**Requirements**
Retype the data exactly, from its first line to the line containing "10, 20, 30]", including both, and skip any picture.

__________

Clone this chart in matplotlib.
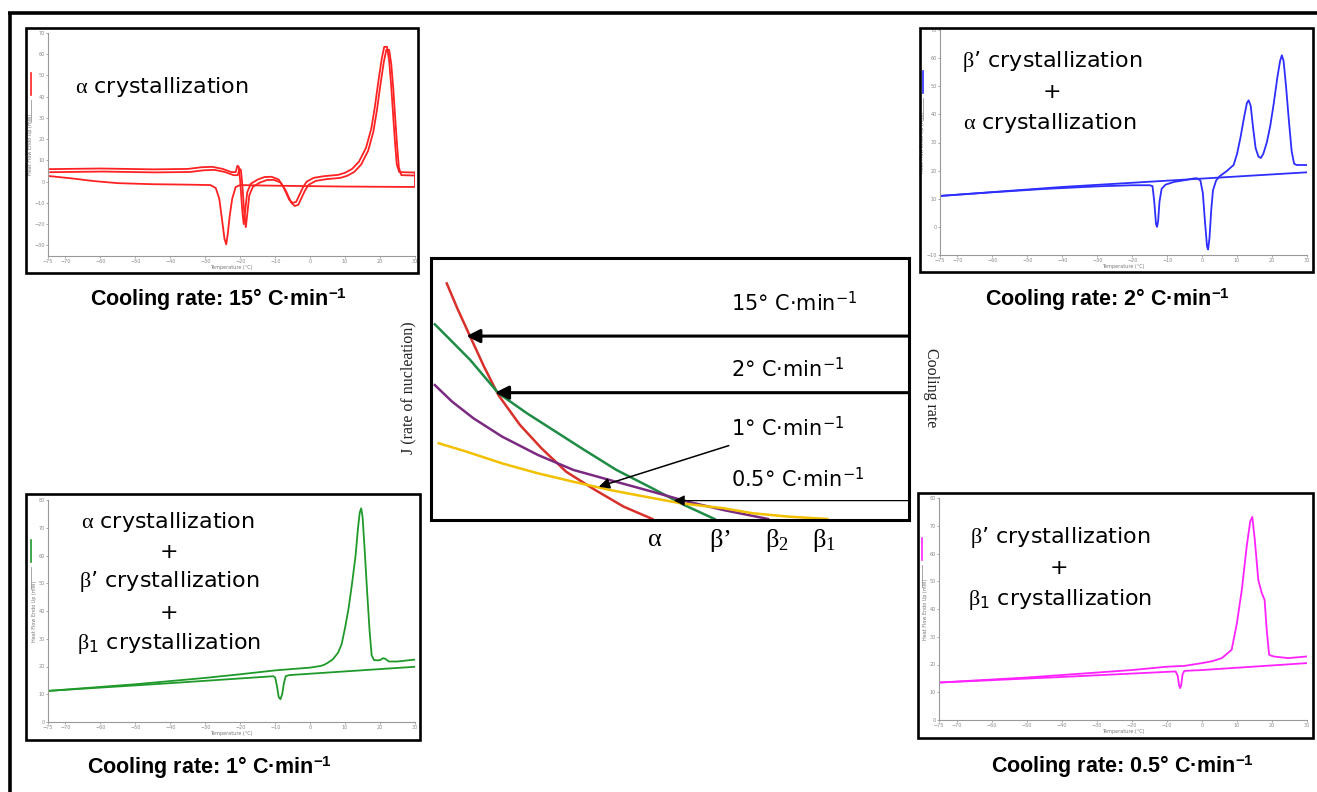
import numpy as np
import matplotlib
matplotlib.use("Agg")
from matplotlib import pyplot as plt
from matplotlib.patches import Rectangle
from matplotlib.transforms import ScaledTranslation

plt.rcParams['mathtext.fontset'] = 'custom'
plt.rcParams['mathtext.rm'] = 'Liberation Serif'
plt.rcParams['mathtext.it'] = 'Liberation Serif:italic'
plt.rcParams['mathtext.bf'] = 'Liberation Sans:bold'
plt.rcParams['mathtext.sf'] = 'DejaVu Sans'

W, H = 1317, 792

# ---- DSC thermograms (temperature in C, heat flow in mW) ----
XTICKS = [-75, -70, -60, -50, -40, -30, -20, -10, 0, 10, 20, 30]

# 15 C/min : heating trace (doubled in the picture) and cooling trace
T15_HEAT = [-75, -60, -45, -35, -31, -28, -25, -22.5, -21.3, -20.8, -20.4, -20, -19.4, -19, -18.6,
            -18, -17, -15, -13, -11, -9, -7.5, -6, -5, -4, -3, -2, -1, 1, 4, 8, 10, 12, 14,
            16, 17.5, 18.5, 19.5, 20.5, 21.2, 22, 22.6, 23.2, 23.8, 24.3, 24.8, 25.5, 30]
HF15_HEAT = [5.9, 6.2, 5.8, 6, 6.8, 7, 6, 4.5, 4.5, 7.5, 7, 0, -14, -20, -14,
             -5, -1, 1, 2.2, 2.3, 1, -3, -8.5, -10, -9.5, -6, -2.5, 0, 1.8, 2.6, 3.2, 4.2, 6, 9.5,
             16, 25, 35, 47, 58, 63.5, 63.5, 57, 45, 30, 18, 8, 4.5, 4.3]
T15_COOL = [30, 30, 10, 0, -10, -17, -20, -21.3, -22.3, -23, -23.6, -24, -24.5, -25.2, -26, -27,
            -28.5, -35, -45, -55, -62, -68, -75]
HF15_COOL = [4.3, -2.5, -2.3, -2.1, -1.9, -1.7, -1.6, -2.5, -8, -16, -25, -29.5, -27, -18, -8, -3,
             -1.6, -1.4, -1.2, -0.7, 0.3, 1.5, 2.7]

# 2 C/min
T2_BASE = [-75, -40, 30]
HF2_BASE = [11, 14.2, 19.4]
T2_RUN = [-75, -60, -45, -30, -20, -15, -14.2, -13.7, -13.2, -12.9, -12.6, -12.2, -11.6, -10.5,
          -8, -5, -2.5, -1.5, -0.5, 0.2, 0.8, 1.4, 1.7, 2.1, 2.6, 3.1, 4, 5, 7, 9, 10, 11, 12,
          12.8, 13.3, 13.9, 14.6, 15.3, 16.1, 16.8, 17.5, 18.5, 19.5, 20.5, 21.5, 22.3, 22.8,
          23.3, 24, 24.8, 25.6, 26.3, 27, 30]
HF2_RUN = [11, 12.3, 13.5, 14.4, 14.8, 14.8, 14.5, 9, 1, 0, 2, 9, 13.5, 15,
           16, 16.6, 17.2, 17.3, 16.5, 12, 2, -7, -8, -4, 6, 13, 16.5, 18, 19.8, 22, 26, 32, 39,
           44, 45, 43, 35, 28, 25, 24.5, 26, 30, 36, 44, 53, 59, 61,
           59, 50, 38, 27, 22.5, 22, 22]

# 1 C/min
T1_HEAT = [-75, -50, -30, -20, -10, 0, 3, 4, 5, 6.5, 8, 9, 10, 11, 12, 13, 13.7, 14.2, 14.6, 15,
           15.6, 16.3, 17, 17.6, 18.3, 19.5, 20.3, 20.8, 21.5, 22.5, 25, 30]
HF1_HEAT = [11.2, 13.6, 15.9, 17.2, 18.6, 19.6, 20.2, 20.6, 21.3, 22.6, 25, 28, 34, 41, 50, 60, 70,
            75.5, 77, 74, 62, 47, 33, 24, 22.3, 22.2, 22.5, 23, 22.8, 21.8, 21.8, 22.5]
T1_COOL = [30, 0, -6, -7, -7.5, -8, -8.5, -9, -9.5, -10, -10.5, -40, -75]
HF1_COOL = [19.9, 17.4, 16.9, 16.5, 14, 10, 8.2, 9, 13, 16, 16.5, 14, 11.2]

# 0.5 C/min
T05_HEAT = [-75, -50, -30, -20, -10, -5, 0, 3, 5.7, 8.5, 10, 11.4, 12.8, 13.8, 14.4, 15.1, 16.1,
            17.1, 17.9, 18.5, 19.2, 20.4, 24.7, 30]
HF05_HEAT = [13.5, 15.3, 17.1, 18, 19.2, 19.5, 20.5, 21.2, 22.3, 25.3, 34.9, 46.9, 62.6, 71.6, 73.2,
             65, 50.5, 45.7, 43.3, 32.5, 23.5, 22.9, 22.3, 22.9]
T05_COOL = [30, 0, -5, -5.5, -5.9, -6.2, -6.5, -6.9, -7.5, -40, -75]
HF05_COOL = [20.5, 18, 17.7, 16.5, 12.5, 11.5, 12.5, 16, 17.5, 15.5, 13.5]

# ---- nucleation rate scheme (arbitrary units, 0-100) ----
X_ALPHA = [3.3, 5.5, 8.2, 11.1, 14.1, 18.6, 23.1, 28.3, 34.3, 40.3, 46.3]
J_ALPHA = [90.3, 80.8, 70.0, 58.5, 47.7, 36.3, 27.4, 18.4, 11.5, 5.1, 0.4]
X_BPRIME = [0.8, 4.4, 8.2, 14.1, 20.1, 26.1, 32.1, 38.8, 46.3, 53.0, 59.3]
J_BPRIME = [74.7, 68.1, 61.1, 48.4, 40.7, 33.7, 26.7, 19.1, 12.1, 5.7, 0.4]
X_B2 = [0.8, 4.4, 8.9, 14.9, 22.4, 29.8, 37.3, 46.3, 53.7, 61.2, 70.5]
J_B2 = [51.5, 45.2, 38.8, 31.8, 24.8, 19.1, 15.3, 10.8, 7.0, 3.8, 0.4]
X_B1 = [1.6, 7.4, 14.9, 22.4, 29.8, 37.3, 44.8, 52.2, 61.2, 67.2, 74.7, 82.9]
J_B1 = [29.3, 26.1, 21.6, 17.8, 14.6, 11.5, 8.9, 6.4, 4.5, 2.6, 1.3, 0.4]

RATE_LABELS = ["15", "2", "1", "0.5"]
RATE_LABEL_Y = [83.2, 58.0, 35.5, 16.0]
ARROW_FROM = [(100, 70.2), (100, 48.6), (62.3, 28.4), (100, 7.4)]
ARROW_TO = [(7.4, 70.2), (13.4, 48.6), (35.1, 12.7), (50.8, 7.4)]
ARROW_LW = [2.2, 2.2, 1.1, 0.9]
POLY_LABELS = [r"$\mathrm{\alpha}$", r"$\mathrm{\beta}$’", r"$\mathrm{\beta_2}$", r"$\mathrm{\beta_1}$"]

fig = plt.figure(figsize=(W / 100, H / 100), dpi=100)


def px_rect(l, t, r, b):
    return [l / W, 1 - b / H, (r - l) / W, (b - t) / H]


def dsc_panel(rect, ylim, yticks, color, traces, doubled=False):
    ax = fig.add_axes(px_rect(*rect))
    for T, HF in traces:
        ax.plot(T, HF, color=color, lw=1.3)
    if doubled:
        # the heating run is drawn twice, slightly shifted
        T, HF = traces[0]
        off = ax.transData + ScaledTranslation(1.5 / 72, -2.2 / 72, fig.dpi_scale_trans)
        ax.plot(T, HF, color=color, lw=1.3, transform=off)
    ax.set_xlim(-75, 30)
    ax.set_ylim(*ylim)
    ax.set_xticks(XTICKS)
    ax.set_yticks(yticks)
    ax.tick_params(labelsize=3.5, colors='#888888', length=1.5, width=0.5, pad=1)
    ax.spines['top'].set_visible(False)
    ax.spines['right'].set_visible(False)
    ax.spines['left'].set_color('#999999')
    ax.spines['bottom'].set_color('#999999')
    ax.set_xlabel("Temperature (°C)", fontsize=3.5, color='#777777', labelpad=0.5)
    ax.set_ylabel("Heat Flow Endo Up (mW)", fontsize=3.5, color='#777777', labelpad=1)
    ax.plot([-0.045, -0.045], [0.72, 0.82], transform=ax.transAxes, clip_on=False, color=color, lw=1.2)
    ax.plot([-0.045, -0.045], [0.60, 0.70], transform=ax.transAxes, clip_on=False, color='#999999', lw=0.6)
    return ax


dsc_panel((48, 33, 415, 256), (-35, 70), list(range(-30, 71, 10)), '#ff2222',
          [(T15_HEAT, HF15_HEAT), (T15_COOL, HF15_COOL)], doubled=True)
dsc_panel((940, 30, 1307, 255), (-10, 70), list(range(-10, 71, 10)), '#2e2eff',
          [(T2_BASE, HF2_BASE), (T2_RUN, HF2_RUN)])
dsc_panel((48, 500, 415, 722), (0, 80), list(range(0, 81, 10)), '#1f9a2a',
          [(T1_HEAT, HF1_HEAT), (T1_COOL, HF1_COOL)])
dsc_panel((939, 498, 1307, 720), (0, 80), list(range(0, 81, 10)), '#ff22ff',
          [(T05_HEAT, HF05_HEAT), (T05_COOL, HF05_COOL)])

# ---- central scheme ----
axc = fig.add_axes(px_rect(431, 258, 909, 520))
axc.plot(X_ALPHA, J_ALPHA, color='#d8302a', lw=1.8)
axc.plot(X_BPRIME, J_BPRIME, color='#1e8c45', lw=1.8)
axc.plot(X_B2, J_B2, color='#7a2a80', lw=1.8)
axc.plot(X_B1, J_B1, color='#f2c000', lw=1.8)
axc.set_xlim(0, 100)
axc.set_ylim(0, 100)
axc.set_xticks([])
axc.set_yticks([])
for s in axc.spines.values():
    s.set_linewidth(2.2)
for i in range(4):
    axc.annotate('', xy=ARROW_TO[i], xytext=ARROW_FROM[i],
                 arrowprops=dict(arrowstyle='-|>', color='black', lw=ARROW_LW[i],
                                 mutation_scale=20 if ARROW_LW[i] > 2 else 16,
                                 shrinkA=0, shrinkB=0))
    axc.text(62.8, RATE_LABEL_Y[i], RATE_LABELS[i] + r"° C·min$^{\mathsf{-1}}$",
             fontsize=15, family='DejaVu Sans', ha='left', va='center')

# ---- overlay in pixel coordinates: frames, captions, annotations ----
ax0 = fig.add_axes([0, 0, 1, 1], zorder=10)
ax0.set_xlim(0, W)
ax0.set_ylim(H, 0)
ax0.axis('off')

ax0.plot([8, W], [13, 13], color='black', lw=2.6, solid_capstyle='butt')
ax0.plot([10, 10], [12, H], color='black', lw=2.6, solid_capstyle='butt')
for l, t, r, b in [(26, 28, 418, 273), (920, 28, 1313, 272), (26, 494, 420, 740), (918, 493, 1313, 738)]:
    ax0.add_patch(Rectangle((l, t), r - l, b - t, fill=False, lw=1.9, ec='black'))

cap = dict(fontsize=15.5, fontweight='bold', family='Liberation Sans', ha='center', va='center')
ax0.text(218, 300, r"Cooling rate: 15° C·min$^{\mathbf{-1}}$", **cap)
ax0.text(1107, 300, r"Cooling rate: 2° C·min$^{\mathbf{-1}}$", **cap)
ax0.text(209, 768, r"Cooling rate: 1° C·min$^{\mathbf{-1}}$", **cap)
ax0.text(1122, 767, r"Cooling rate: 0.5° C·min$^{\mathbf{-1}}$", **cap)

txt = dict(fontsize=16, family='DejaVu Sans', ha='center', va='center')
a_cr = r"$\mathrm{\alpha}$ crystallization"
bp_cr = r"$\mathrm{\beta}$’ crystallization"
b1_cr = r"$\mathrm{\beta}_\mathsf{1}$ crystallization"
ax0.text(162, 87, a_cr, **txt)
ax0.text(1052, 62, bp_cr, **txt)
ax0.text(1052, 92, "+", **txt)
ax0.text(1050, 123, a_cr, **txt)
ax0.text(168, 522, a_cr, **txt)
ax0.text(169, 552, "+", **txt)
ax0.text(169, 582, bp_cr, **txt)
ax0.text(169, 613, "+", **txt)
ax0.text(169, 643, b1_cr, **txt)
ax0.text(1060, 538, bp_cr, **txt)
ax0.text(1059, 568, "+", **txt)
ax0.text(1060, 600, b1_cr, **txt)

ax0.text(408, 388, "J (rate of nucleation)", fontsize=11.5, family='Liberation Serif',
         rotation=90, ha='center', va='center', color='#222222')
ax0.text(931, 388, "Cooling rate", fontsize=11.5, family='Liberation Serif',
         rotation=-90, ha='center', va='center', color='#222222')
for xp, lab in zip([655, 720, 777, 824], POLY_LABELS):
    ax0.text(xp, 540, lab, fontsize=19, family='Liberation Serif', ha='center', va='center')

fig.savefig("out.png", dpi=100)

__________

**Task output**
Clone this chart in matplotlib.
import numpy as np
import matplotlib
matplotlib.use("Agg")
from matplotlib import pyplot as plt
from matplotlib.patches import Rectangle
from matplotlib.transforms import ScaledTranslation

plt.rcParams['mathtext.fontset'] = 'custom'
plt.rcParams['mathtext.rm'] = 'Liberation Serif'
plt.rcParams['mathtext.it'] = 'Liberation Serif:italic'
plt.rcParams['mathtext.bf'] = 'Liberation Sans:bold'
plt.rcParams['mathtext.sf'] = 'DejaVu Sans'

W, H = 1317, 792

# ---- DSC thermograms (temperature in C, heat flow in mW) ----
XTICKS = [-75, -70, -60, -50, -40, -30, -20, -10, 0, 10, 20, 30]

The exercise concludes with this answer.